So for example transforming this:
{ 1: [{id:10}, {id:20}],
2: [{id:11}, {id:21}] }
into that:
[ [1, [{id:10}, {id:20}]],
[2, [{id:11}, {id:21}]] ]
Then you can iterate over that array and reduce each array of offers to the index of the offer you're looking for. Say you're looking for offer #21, the above array would become:
[ [1, -1],
[2, 1] ]
Then you return the first tuple which second element isn't equal to -1:
[2, 1]
Here's how I'd suggest doing this:
const opportunitiesById = {
1: [ { id: 10, name: 'offer 1' },
{ id: 20, name: 'offer 2' } ],
2: [ { id: 11, name: 'offer 3' },
{ id: 21, name: 'offer 4' } ],
3: [ { id: 12, name: 'offer 5' },
{ id: 22, name: 'offer 6' } ]
};
const findOfferPath = (id, offers) =>
pipe(
toPairs,
transduce(
compose(
map(over(lensIndex(1), findIndex(propEq('id', id)))),
reject(pathEq([1], -1)),
take(1)),
concat,
[]))
(offers);
console.log(findOfferPath(21, opportunitiesById));
<script src="https://cdnjs.cloudflare.com/ajax/libs/ramda/0.26.1/ramda.min.js"></script>
<script>const {pipe, transduce, compose, map, over, lensIndex, findIndex, propEq, reject, pathEq, take, concat, toPairs} = R;</script>
Then you can take that path to modify your offer as you see fit:
const opportunitiesById = {
1: [ { id: 10, name: 'offer 1' },
{ id: 20, name: 'offer 2' } ],
2: [ { id: 11, name: 'offer 3' },
{ id: 21, name: 'offer 4' } ],
3: [ { id: 12, name: 'offer 5' },
{ id: 22, name: 'offer 6' } ]
};
const updateOffer = (path, update, offers) =>
over(lensPath(path), assoc('name', update), offers);
console.log(updateOffer(["2", 1], '🌯', opportunitiesById));
<script src="https://cdnjs.cloudflare.com/ajax/libs/ramda/0.26.1/ramda.min.js"></script>
<script>const {over, lensPath, assoc} = R;</script>
Here's another approach:
We start with this generator function:
function * getPaths(o, p = []) {
yield p
if (Object(o) === o)
for (let k of Object .keys (o))
yield * getPaths (o[k], [...p, k])
}
which can be used to find all the paths in an object:
const obj = {a: {x: 1, y: 3}, b: {c: 2, d: {x: 3}, e: {f: {x: 5, g: {x: 3}}}}}
;[...getPaths(obj)]
//~> [[], ["a"], ["a", "x"], ["a", "y"], ["b"], ["b", "c"], ["b", "d"],
// ["b", "d", "x"], ["b", "e"], ["b", "e", "f"], ["b", "e", "f", "x"],
// ["b", "e", "f", "g"], ["b", "e", "f", "g", "x"]]

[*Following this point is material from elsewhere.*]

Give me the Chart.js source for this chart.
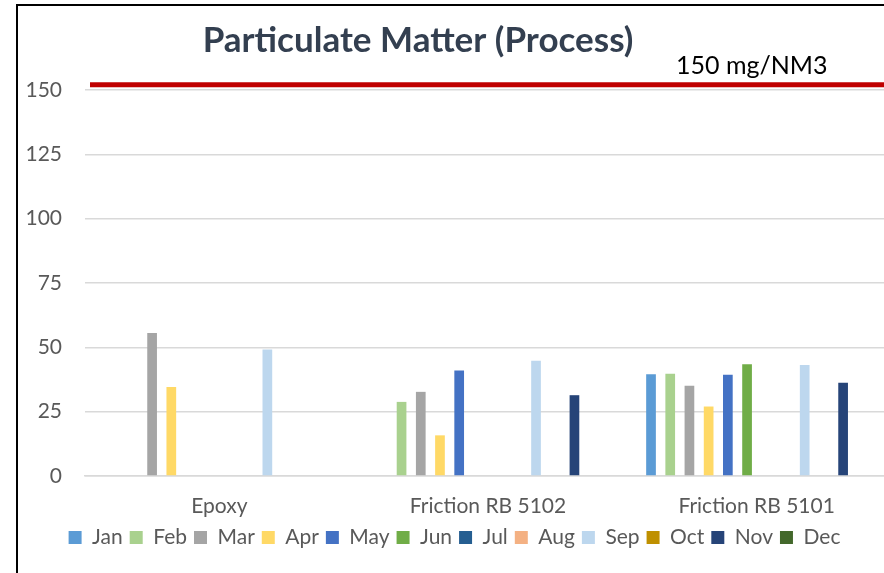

and then, with this little helper function:
const path = (ps, o) => ps.reduce((o, p) => o[p] || {}, o)
we can write
const findPath = (predicate, o) =>
[...getPaths(o)] .find (p => predicate (path (p, o) ) )
which we can call like
console.log(
findPath (a => a.x == 3, obj)
) //~> ["b","d"]
We can then use these functions to write a simple version of your function:
const findByOfferId = (id, data) =>
findPath (o => o.id === id, data)
const opportunitiesById = {
1: [ { id: 10, name: 'offer 1' }, { id: 20, name: 'offer 2' } ],
2: [ { id: 11, name: 'offer 3' }, { id: 21, name: 'offer 4' } ],
3: [ { id: 12, name: 'offer 5' }, { id: 22, name: 'offer 6' } ]
}
console.log(
findByOfferId (22, opportunitiesById)
) //~> ["3", "1"]
console.log(
findByOfferId (42, opportunitiesById)
) //~> undefined
It is trivial to extend this to get all paths for which the value satisfies the predicate, simply replacing find with filter:
const findAllPaths = (predicate, o) =>
[...getPaths(o)] .filter (p => predicate (path(p, o) ) )
console.log(
findAllPaths (a => a.x == 3, obj)
) //=> [["b","d"],["b","e","f","g"]]
There is a concern with all this, though. Even though findPath only needs to find the first match, and even though getPaths is a generator and hence lazy, we force the full run of it with [...getPaths(o)]. So it might be worth using this uglier, more imperative version:
const findPath = (predicate, o) => {
let it = getPaths(o)
let res = it.next()
while (!res.done) {
if (predicate (path (res.value, o) ) )
return res.value
res = it.next()
}
}
This is what it looks like all together:
function * getPaths(o, p = []) {
yield p
if (Object(o) === o)
for (let k of Object .keys (o))
yield * getPaths (o[k], [...p, k])
}
const path = (ps, o) => ps.reduce ((o, p) => o[p] || {}, o)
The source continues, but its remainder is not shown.